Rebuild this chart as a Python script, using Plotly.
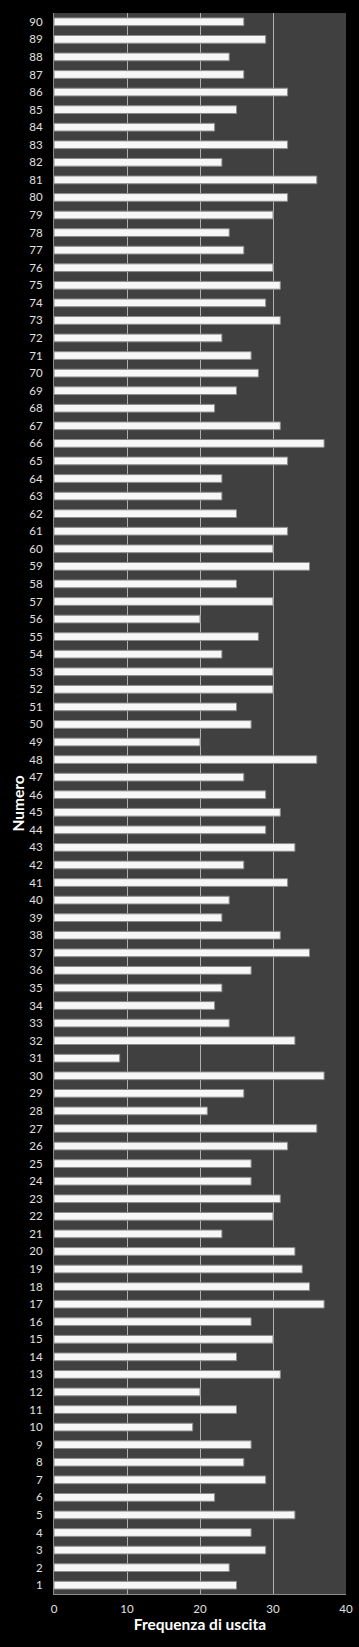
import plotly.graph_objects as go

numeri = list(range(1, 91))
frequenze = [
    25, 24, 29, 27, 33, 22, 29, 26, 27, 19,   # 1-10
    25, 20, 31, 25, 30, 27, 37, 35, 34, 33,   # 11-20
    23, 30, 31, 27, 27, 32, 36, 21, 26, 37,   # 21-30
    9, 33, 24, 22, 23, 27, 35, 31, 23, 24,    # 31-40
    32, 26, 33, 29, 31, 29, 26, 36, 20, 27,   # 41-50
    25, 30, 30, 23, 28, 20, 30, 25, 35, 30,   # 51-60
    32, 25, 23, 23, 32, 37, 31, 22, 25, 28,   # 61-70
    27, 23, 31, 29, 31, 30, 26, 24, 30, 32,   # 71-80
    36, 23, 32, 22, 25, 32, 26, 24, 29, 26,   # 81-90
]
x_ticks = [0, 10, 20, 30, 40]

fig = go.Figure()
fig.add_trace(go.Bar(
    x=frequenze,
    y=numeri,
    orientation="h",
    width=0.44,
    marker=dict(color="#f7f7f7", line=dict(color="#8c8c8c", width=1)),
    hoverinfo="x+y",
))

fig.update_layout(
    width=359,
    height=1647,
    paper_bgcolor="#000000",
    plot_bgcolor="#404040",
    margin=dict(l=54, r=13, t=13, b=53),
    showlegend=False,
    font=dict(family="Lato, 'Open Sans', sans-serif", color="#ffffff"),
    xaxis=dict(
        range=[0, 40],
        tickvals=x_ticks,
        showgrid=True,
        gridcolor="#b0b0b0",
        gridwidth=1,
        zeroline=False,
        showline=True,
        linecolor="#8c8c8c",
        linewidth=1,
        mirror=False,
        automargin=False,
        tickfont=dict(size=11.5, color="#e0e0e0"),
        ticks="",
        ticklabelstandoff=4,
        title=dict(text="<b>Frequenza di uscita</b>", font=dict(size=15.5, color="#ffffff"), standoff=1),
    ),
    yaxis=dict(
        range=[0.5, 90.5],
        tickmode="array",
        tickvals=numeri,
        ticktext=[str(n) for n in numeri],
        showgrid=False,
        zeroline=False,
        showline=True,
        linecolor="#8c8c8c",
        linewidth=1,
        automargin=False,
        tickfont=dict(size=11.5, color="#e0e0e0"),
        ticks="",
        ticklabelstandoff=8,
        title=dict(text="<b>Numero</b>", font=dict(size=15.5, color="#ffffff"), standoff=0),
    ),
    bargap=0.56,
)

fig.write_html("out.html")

☆ ☆ ☆ ☆

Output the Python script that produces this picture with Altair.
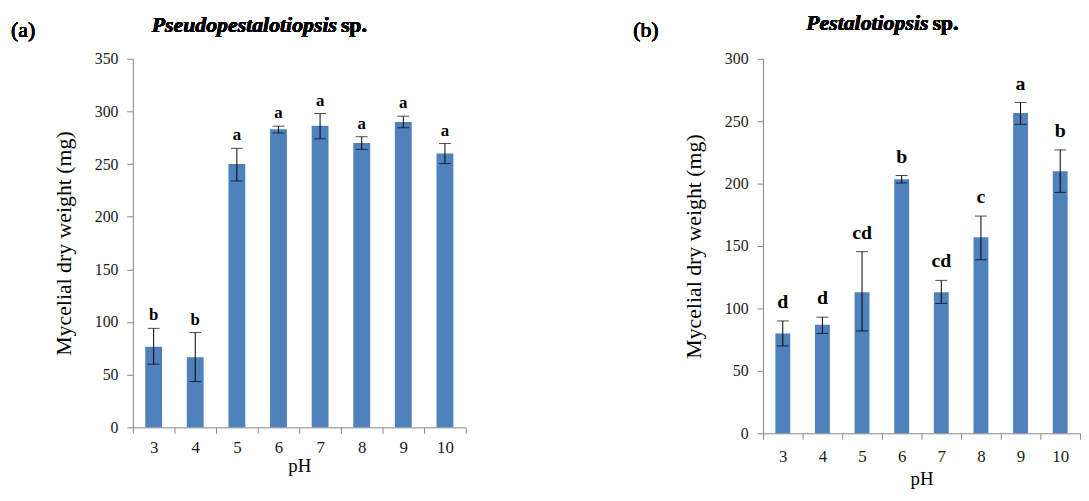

☆ ☆ ☆ ☆

Say how many lines in the records contain the string "Python", and say nothing else.

2